* _Supplied information_:
^^^^^^^^^^^^^^^^
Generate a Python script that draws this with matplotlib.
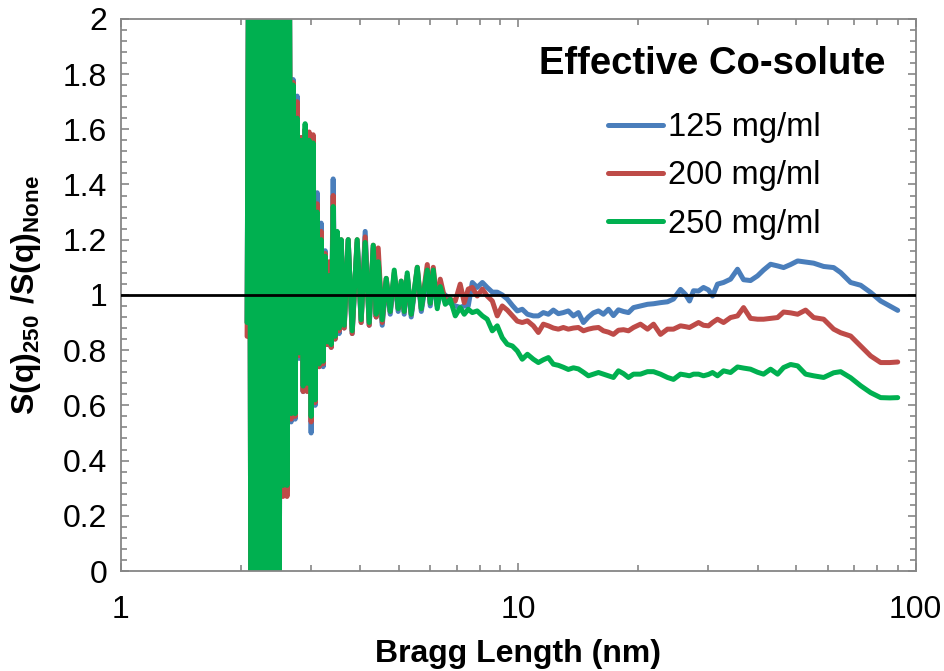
import numpy as np
import matplotlib.pyplot as plt
from matplotlib.ticker import LogLocator, MultipleLocator, FuncFormatter, NullFormatter

# Bragg length (nm), shared by the three curves
bragg_nm = [
    # dense noisy part
    2.077, 2.101, 2.125, 2.150, 2.175, 2.200, 2.226, 2.252, 2.278, 2.304, 2.331,
    2.358, 2.386, 2.413, 2.441, 2.470, 2.499, 2.528, 2.557, 2.587, 2.617, 2.650,
    # decaying oscillations
    2.681, 2.712, 2.744, 2.776, 2.808, 2.841, 2.874, 2.907, 2.941, 2.976, 3.010,
    3.045, 3.081, 3.117, 3.153, 3.190, 3.227, 3.265, 3.303, 3.341, 3.381, 3.420,
    3.459, 3.500, 3.541, 3.583, 3.646, 3.731, 3.818, 3.930, 4.022, 4.117, 4.214,
    4.314, 4.388, 4.440, 4.544, 4.651, 4.760, 4.872, 4.985, 5.073, 5.162, 5.253,
    5.376, 5.568, 5.699, 5.900, 6.003, 6.109, 6.252,
    # smooth tail
    6.36, 6.55, 6.74, 6.94, 7.14, 7.31, 7.48, 7.66, 7.88, 8.12, 8.35, 8.60, 8.85,
    9.11, 9.38, 9.66, 9.94,
    10.23, 10.54, 10.91, 11.23, 11.56, 11.90, 12.25, 12.61, 12.98, 13.36, 13.76,
    14.16, 14.58, 15.01, 15.45, 15.91, 16.37, 16.86, 17.35, 17.86, 18.39, 18.93, 19.49,
    20.29, 21.14, 21.89, 22.79, 23.73, 24.57, 25.59, 26.34, 26.96, 27.60, 28.41,
    29.24, 30.10, 30.81, 31.71, 32.84, 34.20, 35.61, 36.88, 38.40, 39.99, 41.41,
    43.13, 44.92, 46.51, 48.43, 50.45, 52.84, 55.35, 58.66, 62.16, 64.73, 68.59,
    72.69, 77.02, 81.61, 86.04, 90.10,
]

ratio_125 = [
    0.90, 2.8, -0.6, 2.6, -0.8, 3.0, -0.5, 2.7, -0.7, 2.9, -0.6,
    2.6, -0.9, 3.1, -0.5, 2.8, -0.6, 2.7, 0.28, 2.9, 0.29, 2.5,
    0.54, 1.78, 0.55, 1.72, 0.77, 1.57, 0.65, 1.60, 0.66, 1.57, 0.50,
    1.55, 0.60, 1.37, 0.74, 1.26, 0.74, 1.16, 0.82, 1.08, 0.81, 1.42,
    0.84, 1.22, 0.86, 1.19, 0.88, 1.20, 0.86, 1.19, 0.90, 1.23, 0.89,
    1.17, 0.92, 1.13, 0.89, 1.05, 0.93, 1.07, 0.94, 1.04, 0.93, 1.07,
    0.92, 1.09, 0.94, 1.08, 0.96, 1.06, 0.96,
    1.00, 1.00, 0.97, 0.96, 0.955, 0.96, 0.96, 1.045, 1.027, 1.045, 1.027, 1.01, 1.01,
    1.00, 0.985, 0.962, 0.942,
    0.948, 0.93, 0.924, 0.924, 0.936, 0.93, 0.945, 0.932, 0.936, 0.942, 0.924,
    0.936, 0.90, 0.92, 0.935, 0.942, 0.93, 0.948, 0.925, 0.946, 0.94, 0.936, 0.954,
    0.96, 0.966, 0.968, 0.972, 0.975, 0.985, 1.02, 1.002, 0.978, 1.015, 1.014,
    1.027, 1.018, 0.996, 1.039, 1.045, 1.057, 1.093, 1.055, 1.052, 1.069, 1.09,
    1.111, 1.105, 1.099, 1.11, 1.123, 1.119, 1.115, 1.103, 1.099, 1.081, 1.045,
    1.035, 1.009, 0.978, 0.96, 0.944,
]

ratio_200 = [
    0.85, 2.8, -0.6, 2.6, -0.8, 3.0, -0.5, 2.7, -0.7, 2.9, -0.6,
    2.6, -0.9, 3.1, -0.5, 2.8, -0.6, 2.7, 0.27, 2.9, 0.27, 2.5,
    0.55, 1.77, 0.56, 1.70, 0.78, 1.57, 0.65, 1.60, 0.65, 1.59, 0.54,
    1.58, 0.61, 1.33, 0.74, 1.23, 0.75, 1.15, 0.82, 1.12, 0.81, 1.36,
    0.84, 1.22, 0.87, 1.20, 0.88, 1.20, 0.86, 1.20, 0.90, 1.21, 0.89,
    1.18, 0.92, 1.17, 0.90, 1.06, 0.94, 1.08, 0.95, 1.05, 0.94, 1.07,
    0.93, 1.10, 0.95, 1.11, 0.97, 1.10, 0.96,
    1.057, 0.978, 0.984, 0.978, 1.039, 0.972, 1.021, 1.027, 0.996, 1.021, 0.996, 0.978, 0.924,
    0.96, 0.945, 0.925, 0.905,
    0.90, 0.906, 0.888, 0.864, 0.894, 0.888, 0.88, 0.876, 0.882, 0.876, 0.88,
    0.882, 0.87, 0.876, 0.88, 0.882, 0.87, 0.865, 0.857, 0.872, 0.874, 0.87, 0.882,
    0.894, 0.876, 0.894, 0.857, 0.876, 0.876, 0.888, 0.885, 0.882, 0.89, 0.90,
    0.89, 0.888, 0.90, 0.912, 0.90, 0.918, 0.924, 0.954, 0.915, 0.912, 0.912,
    0.915, 0.918, 0.938, 0.935, 0.93, 0.945, 0.918, 0.912, 0.876, 0.863, 0.851,
    0.815, 0.779, 0.755, 0.755, 0.757,
]

ratio_250 = [
    0.90, 2.8, -0.6, 2.6, -0.8, 3.0, -0.5, 2.7, -0.7, 2.9, -0.6,
    2.6, -0.9, 3.1, -0.5, 2.8, -0.6, 2.7, 0.31, 2.9, 0.31, 2.5,
    0.57, 1.76, 0.57, 1.64, 0.79, 1.56, 0.67, 1.62, 0.68, 1.56, 0.56,
    1.55, 0.62, 1.30, 0.75, 1.20, 0.76, 1.14, 0.83, 1.07, 0.82, 1.32,
    0.85, 1.23, 0.88, 1.20, 0.89, 1.20, 0.87, 1.20, 0.91, 1.19, 0.90,
    1.18, 0.93, 1.12, 0.91, 1.06, 0.94, 1.09, 0.95, 1.05, 0.94, 1.08,
    0.93, 1.10, 0.95, 1.09, 0.97, 1.09, 0.95,
    1.03, 0.966, 0.984, 0.924, 0.954, 0.93, 0.948, 0.936, 0.942, 0.924, 0.912, 0.87, 0.888,
    0.845, 0.821, 0.815, 0.797,
    0.767, 0.785, 0.767, 0.755, 0.765, 0.773, 0.749, 0.745, 0.738, 0.73, 0.736,
    0.732, 0.72, 0.707, 0.713, 0.719, 0.713, 0.707, 0.701, 0.725, 0.715, 0.701, 0.713,
    0.713, 0.722, 0.722, 0.713, 0.701, 0.694, 0.713, 0.71, 0.707, 0.713, 0.713,
    0.707, 0.712, 0.719, 0.707, 0.725, 0.719, 0.739, 0.735, 0.731, 0.72, 0.713,
    0.731, 0.713, 0.737, 0.748, 0.743, 0.713, 0.707, 0.701, 0.718, 0.722, 0.70,
    0.671, 0.646, 0.628, 0.627, 0.628,
]

series = [
    ('125 mg/ml', ratio_125, '#4a7ebb'),
    ('200 mg/ml', ratio_200, '#be4b48'),
    ('250 mg/ml', ratio_250, '#00b050'),
]

plt.rcParams['font.family'] = 'Liberation Sans'
plt.rcParams['mathtext.fontset'] = 'custom'
plt.rcParams['mathtext.rm'] = 'Liberation Sans'
plt.rcParams['mathtext.bf'] = 'Liberation Sans:bold'

grey = '#868686'

fig = plt.figure(figsize=(9.45, 6.71), dpi=100)
ax = fig.add_axes([0.128, 0.149, 0.841, 0.823])

x = np.array(bragg_nm)
for name, vals, col in series:
    ax.plot(x, vals, color=col, lw=3.6, label=name,
            solid_joinstyle='round', solid_capstyle='round')

# reference line at ratio 1
ax.axhline(1, color='black', lw=2.0, zorder=5)

ax.set_xscale('log')
ax.set_xlim(1, 100)
ax.set_ylim(0, 2)

ax.xaxis.set_major_locator(LogLocator(base=10))
ax.xaxis.set_minor_locator(LogLocator(base=10, subs=np.arange(2, 10)))
ax.xaxis.set_major_formatter(FuncFormatter(lambda v, p: '%g' % v))
ax.xaxis.set_minor_formatter(NullFormatter())
ax.yaxis.set_major_locator(MultipleLocator(0.2))
ax.yaxis.set_minor_locator(MultipleLocator(0.04))
ax.yaxis.set_major_formatter(FuncFormatter(lambda v, p: '%g' % round(v, 2)))

ax.tick_params(which='both', direction='in', top=True, right=True, color=grey, width=1.2)
ax.tick_params(which='major', length=6, labelsize=23)
ax.tick_params(which='minor', length=4)
ax.tick_params(axis='x', pad=17)
ax.tick_params(axis='y', pad=10)
for s in ax.spines.values():
    s.set_color(grey)
    s.set_linewidth(1.3)

ax.set_xlabel('Bragg Length (nm)', fontsize=23, fontweight='bold')
ax.xaxis.set_label_coords(0.5, -0.124)
ax.set_ylabel(r'$\mathbf{S(q)_{250}\ /S(q)_{None}}$', fontsize=23)
ax.yaxis.set_label_coords(-0.098, 0.5)

# legend title drawn as its own text so the gap to the entries matches
ax.text(0.7434, 0.918, 'Effective Co-solute', transform=ax.transAxes,
        ha='center', va='center', fontsize=27.5, fontweight='bold')
ax.legend(loc='upper left', bbox_to_anchor=(0.6126, 0.831), frameon=False,
          fontsize=23.5, handlelength=1.68, handletextpad=0.15,
          labelspacing=0.53, borderpad=0.0, borderaxespad=0.0)

fig.savefig('out.png', dpi=100)
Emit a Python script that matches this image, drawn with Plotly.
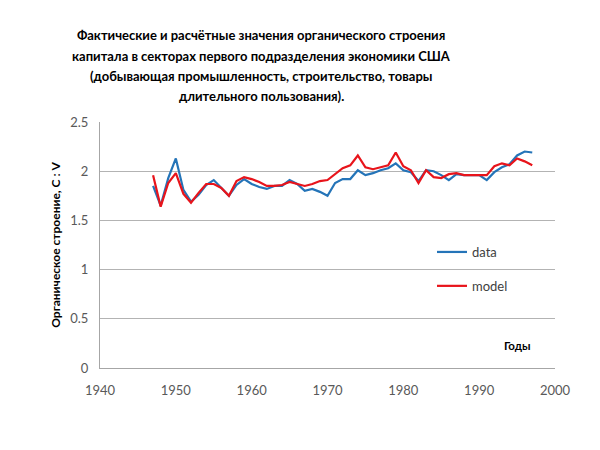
import plotly.graph_objects as go

years = list(range(1947, 1998))
data_vals = [1.85, 1.65, 1.93, 2.13, 1.81, 1.69, 1.76, 1.86, 1.91, 1.83,
             1.75, 1.86, 1.92, 1.87, 1.84, 1.82, 1.85, 1.85, 1.91, 1.87,
             1.80, 1.82, 1.79, 1.75, 1.88, 1.92, 1.92, 2.01, 1.96, 1.98,
             2.01, 2.03, 2.08, 2.01, 1.99, 1.90, 2.01, 2.00, 1.96, 1.91,
             1.97, 1.96, 1.96, 1.96, 1.91, 1.99, 2.04, 2.07, 2.16, 2.20, 2.19]
model_vals = [1.96, 1.64, 1.88, 1.98, 1.77, 1.68, 1.78, 1.87, 1.87, 1.83,
              1.75, 1.90, 1.94, 1.92, 1.89, 1.85, 1.85, 1.86, 1.89, 1.87,
              1.85, 1.87, 1.90, 1.91, 1.97, 2.03, 2.06, 2.16, 2.04, 2.02,
              2.04, 2.06, 2.19, 2.05, 2.01, 1.88, 2.01, 1.94, 1.93, 1.97,
              1.98, 1.96, 1.96, 1.96, 1.96, 2.05, 2.08, 2.06, 2.13, 2.10, 2.06]
x_ticks = [1940, 1950, 1960, 1970, 1980, 1990, 2000]
y_ticks = [0, 0.5, 1, 1.5, 2, 2.5]
y_tick_labels = ["0", "0.5", "1", "1.5", "2", "2.5"]

title_lines = ["Фактические и расчётные значения органического строения",
               "капитала в секторах первого подразделения экономики США",
               "(добывающая промышленность, строительство, товары",
               "длительного пользования)."]

# plot area in page pixels (page has an 8px offset)
L, R, T, B = 92, 53, 114, 90
PW, PH = 600 - L - R, 450 - T - B
OFF = 8


def px(xp):
    return (xp - OFF - L) / PW


def py(yp):
    return (450 - B - (yp - OFF)) / PH


fig = go.Figure()
fig.add_trace(go.Scatter(x=years, y=data_vals, mode="lines", name="data",
                         line=dict(color="#2474b8", width=2.2), legendgroup="a"))
fig.add_trace(go.Scatter(x=years, y=model_vals, mode="lines", name="model",
                         line=dict(color="#e8141b", width=2.2), legendgroup="b"))

fig.update_layout(
    width=600, height=450,
    margin=dict(l=L, r=R, t=T, b=B),
    paper_bgcolor="white", plot_bgcolor="white",
    font=dict(family="Lato, Noto Sans, sans-serif", color="#595959", size=13),
    showlegend=True,
    legend=dict(x=px(432), y=py(237), xanchor="left", yanchor="top",
                bgcolor="rgba(0,0,0,0)", tracegroupgap=14,
                font=dict(size=13, color="#404040"), itemwidth=30),
    xaxis=dict(range=[1940, 2000], tickvals=x_ticks, showgrid=False,
               showline=True, linecolor="#a6a6a6", linewidth=1, zeroline=False,
               ticks="", ticklabelstandoff=10, tickfont=dict(size=13, color="#595959")),
    yaxis=dict(range=[0, 2.5], tickvals=y_ticks, ticktext=y_tick_labels,
               showgrid=True, gridcolor="#b3b3b3", gridwidth=1,
               showline=True, linecolor="#a6a6a6", linewidth=1, zeroline=False,
               ticks="", ticklabelstandoff=8, tickfont=dict(size=13, color="#595959")
               ,
               title=dict(text="<b>Органическое строение, С : V</b>",
                          font=dict(size=12, color="#000000"), standoff=7)),
)

for i, line in enumerate(title_lines):
    fig.add_annotation(text="<b>" + line + "</b>", xref="paper", yref="paper",
                       x=px(261), y=py(35 + 20.5 * i), xanchor="center", yanchor="middle",
                       showarrow=False, align="center",
                       font=dict(size=13, color="#000000", family="Lato, Noto Sans, sans-serif"))
fig.add_annotation(text="<b>Годы</b>", xref="paper", yref="paper",
                   x=px(517), y=py(345), xanchor="center", yanchor="middle",
                   showarrow=False, font=dict(size=11.5, color="#000000"))

fig.write_html("out.html")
^^^^^^^^^^^^^^^^
* _Objective_:
Copy the records above from the first line through the line containing "from matplotlib.ticker import", both included, and leave out any pictures.

* _Answer for the task_:
Generate a Python script that draws this with matplotlib.
import numpy as np
import matplotlib.pyplot as plt
from matplotlib.ticker import LogLocator, MultipleLocator, FuncFormatter, NullFormatter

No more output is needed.